CHALLENGE> Write out the entire listing below exactly as it appears, minus any pictures.

* BEGIN GIVEN MATERIAL *

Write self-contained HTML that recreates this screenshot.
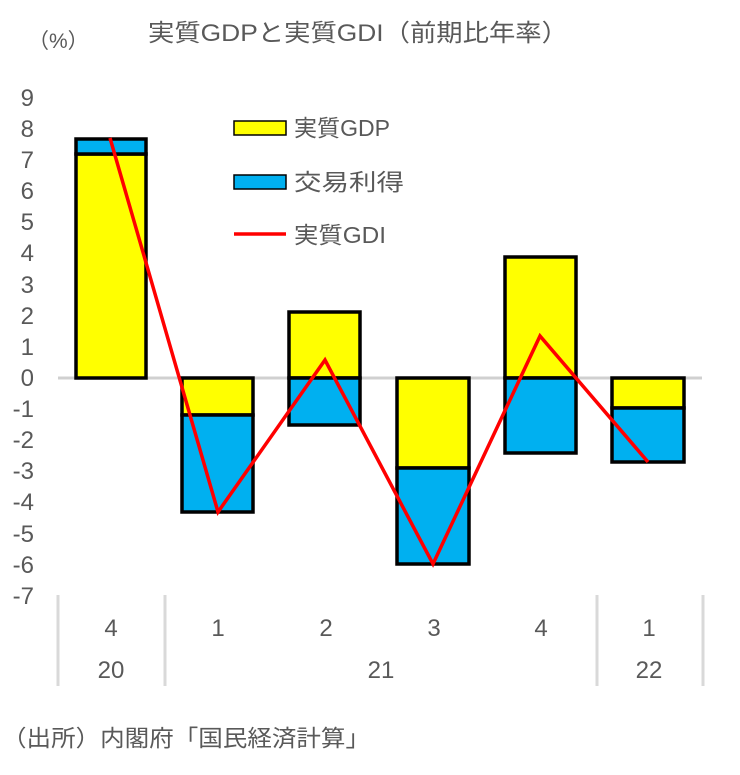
<!DOCTYPE html>
<html><head><meta charset="utf-8"><style>
body{margin:0;background:#fff;}
svg text{font-family:"Liberation Sans","Noto Sans CJK JP",sans-serif;fill:#595959;}
</style></head><body>
<svg width="740" height="770" viewBox="0 0 740 770" xmlns="http://www.w3.org/2000/svg">
<rect width="740" height="770" fill="#fff"/>
<text x="28" y="48" font-size="21" fill="#595959">（%）</text>
<text x="148" y="41" font-size="24" fill="#595959" textLength="420" lengthAdjust="spacingAndGlyphs">実質GDPと実質GDI（前期比年率）</text>
<g font-size="24" text-anchor="end">
<text x="34" y="106">9</text><text x="34" y="137">8</text><text x="34" y="168">7</text><text x="34" y="199">6</text>
<text x="34" y="230">5</text><text x="34" y="261">4</text><text x="34" y="293">3</text><text x="34" y="324">2</text>
<text x="34" y="355">1</text><text x="34" y="386">0</text><text x="34" y="417">-1</text><text x="34" y="448">-2</text>
<text x="34" y="479">-3</text><text x="34" y="510">-4</text><text x="34" y="542">-5</text><text x="34" y="573">-6</text>
<text x="34" y="604">-7</text>
</g>
<line x1="58" y1="378" x2="702" y2="378" stroke="#d0d0d0" stroke-width="3"/>
<g stroke="#000" stroke-width="3.5">
<rect x="76" y="154" width="70" height="224" fill="#ffff00"/>
<rect x="76" y="139" width="70" height="15" fill="#00b0f0"/>
<rect x="182" y="378" width="71" height="37" fill="#ffff00"/>
<rect x="182" y="415" width="71" height="97" fill="#00b0f0"/>
<rect x="289" y="312" width="71" height="66" fill="#ffff00"/>
<rect x="289" y="378" width="71" height="47" fill="#00b0f0"/>
<rect x="397" y="378" width="72" height="90" fill="#ffff00"/>
<rect x="397" y="468" width="72" height="96" fill="#00b0f0"/>
<rect x="505" y="257" width="71" height="121" fill="#ffff00"/>
<rect x="505" y="378" width="71" height="75" fill="#00b0f0"/>
<rect x="612" y="378" width="72" height="30" fill="#ffff00"/>
<rect x="612" y="408" width="72" height="54" fill="#00b0f0"/>
</g>
<polyline points="110,138 218,512 325,360 433,564 540,336 648,462" fill="none" stroke="#ff0000" stroke-width="3.5"/>
<rect x="234" y="121" width="52" height="14" fill="#ffff00" stroke="#000" stroke-width="1.5"/>
<text x="294" y="136" font-size="23" fill="#595959" textLength="96" lengthAdjust="spacingAndGlyphs">実質GDP</text>
<rect x="234" y="175" width="52" height="14" fill="#00b0f0" stroke="#000" stroke-width="1.5"/>
<text x="294" y="190" font-size="23" fill="#595959" textLength="110" lengthAdjust="spacingAndGlyphs">交易利得</text>
<line x1="234" y1="234" x2="286" y2="234" stroke="#ff0000" stroke-width="3.5"/>
<text x="294" y="243" font-size="23" fill="#595959" textLength="92" lengthAdjust="spacingAndGlyphs">実質GDI</text>
<g stroke="#d9d9d9" stroke-width="3">
<line x1="58" y1="595" x2="58" y2="686"/>
<line x1="165" y1="595" x2="165" y2="686"/>
<line x1="597" y1="595" x2="597" y2="686"/>
<line x1="703" y1="595" x2="703" y2="686"/>
</g>
<g font-size="24" text-anchor="middle">
<text x="111" y="636">4</text><text x="218" y="636">1</text><text x="326" y="636">2</text>
<text x="434" y="636">3</text><text x="541" y="636">4</text><text x="649" y="636">1</text>
<text x="111" y="678">20</text><text x="381" y="678">21</text><text x="649" y="678">22</text>
</g>
<text x="2" y="746" font-size="23" fill="#000" textLength="368" lengthAdjust="spacingAndGlyphs">（出所）内閣府「国民経済計算」</text>
</svg>
</body></html>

* END GIVEN MATERIAL *

RESULT OF THIS EXERCISE>
Write self-contained HTML that recreates this screenshot.
<!DOCTYPE html>
<html><head><meta charset="utf-8"><style>
body{margin:0;background:#fff;}
svg text{font-family:"Liberation Sans","Noto Sans CJK JP",sans-serif;fill:#595959;}
</style></head><body>
<svg width="740" height="770" viewBox="0 0 740 770" xmlns="http://www.w3.org/2000/svg">
<rect width="740" height="770" fill="#fff"/>
<text x="28" y="48" font-size="21" fill="#595959">（%）</text>
<text x="148" y="41" font-size="24" fill="#595959" textLength="420" lengthAdjust="spacingAndGlyphs">実質GDPと実質GDI（前期比年率）</text>
<g font-size="24" text-anchor="end">
<text x="34" y="106">9</text><text x="34" y="137">8</text><text x="34" y="168">7</text><text x="34" y="199">6</text>
<text x="34" y="230">5</text><text x="34" y="261">4</text><text x="34" y="293">3</text><text x="34" y="324">2</text>
<text x="34" y="355">1</text><text x="34" y="386">0</text><text x="34" y="417">-1</text><text x="34" y="448">-2</text>
<text x="34" y="479">-3</text><text x="34" y="510">-4</text><text x="34" y="542">-5</text><text x="34" y="573">-6</text>
<text x="34" y="604">-7</text>
</g>
<line x1="58" y1="378" x2="702" y2="378" stroke="#d0d0d0" stroke-width="3"/>
<g stroke="#000" stroke-width="3.5">
<rect x="76" y="154" width="70" height="224" fill="#ffff00"/>
<rect x="76" y="139" width="70" height="15" fill="#00b0f0"/>
<rect x="182" y="378" width="71" height="37" fill="#ffff00"/>
<rect x="182" y="415" width="71" height="97" fill="#00b0f0"/>
<rect x="289" y="312" width="71" height="66" fill="#ffff00"/>
<rect x="289" y="378" width="71" height="47" fill="#00b0f0"/>
<rect x="397" y="378" width="72" height="90" fill="#ffff00"/>
<rect x="397" y="468" width="72" height="96" fill="#00b0f0"/>
<rect x="505" y="257" width="71" height="121" fill="#ffff00"/>
<rect x="505" y="378" width="71" height="75" fill="#00b0f0"/>
<rect x="612" y="378" width="72" height="30" fill="#ffff00"/>
<rect x="612" y="408" width="72" height="54" fill="#00b0f0"/>
</g>
<polyline points="110,138 218,512 325,360 433,564 540,336 648,462" fill="none" stroke="#ff0000" stroke-width="3.5"/>
<rect x="234" y="121" width="52" height="14" fill="#ffff00" stroke="#000" stroke-width="1.5"/>
<text x="294" y="136" font-size="23" fill="#595959" textLength="96" lengthAdjust="spacingAndGlyphs">実質GDP</text>
<rect x="234" y="175" width="52" height="14" fill="#00b0f0" stroke="#000" stroke-width="1.5"/>
<text x="294" y="190" font-size="23" fill="#595959" textLength="110" lengthAdjust="spacingAndGlyphs">交易利得</text>
<line x1="234" y1="234" x2="286" y2="234" stroke="#ff0000" stroke-width="3.5"/>
<text x="294" y="243" font-size="23" fill="#595959" textLength="92" lengthAdjust="spacingAndGlyphs">実質GDI</text>
<g stroke="#d9d9d9" stroke-width="3">
<line x1="58" y1="595" x2="58" y2="686"/>
<line x1="165" y1="595" x2="165" y2="686"/>
<line x1="597" y1="595" x2="597" y2="686"/>
<line x1="703" y1="595" x2="703" y2="686"/>
</g>
<g font-size="24" text-anchor="middle">
<text x="111" y="636">4</text><text x="218" y="636">1</text><text x="326" y="636">2</text>
<text x="434" y="636">3</text><text x="541" y="636">4</text><text x="649" y="636">1</text>
<text x="111" y="678">20</text><text x="381" y="678">21</text><text x="649" y="678">22</text>
</g>
<text x="2" y="746" font-size="23" fill="#000" textLength="368" lengthAdjust="spacingAndGlyphs">（出所）内閣府「国民経済計算」</text>
</svg>
</body></html>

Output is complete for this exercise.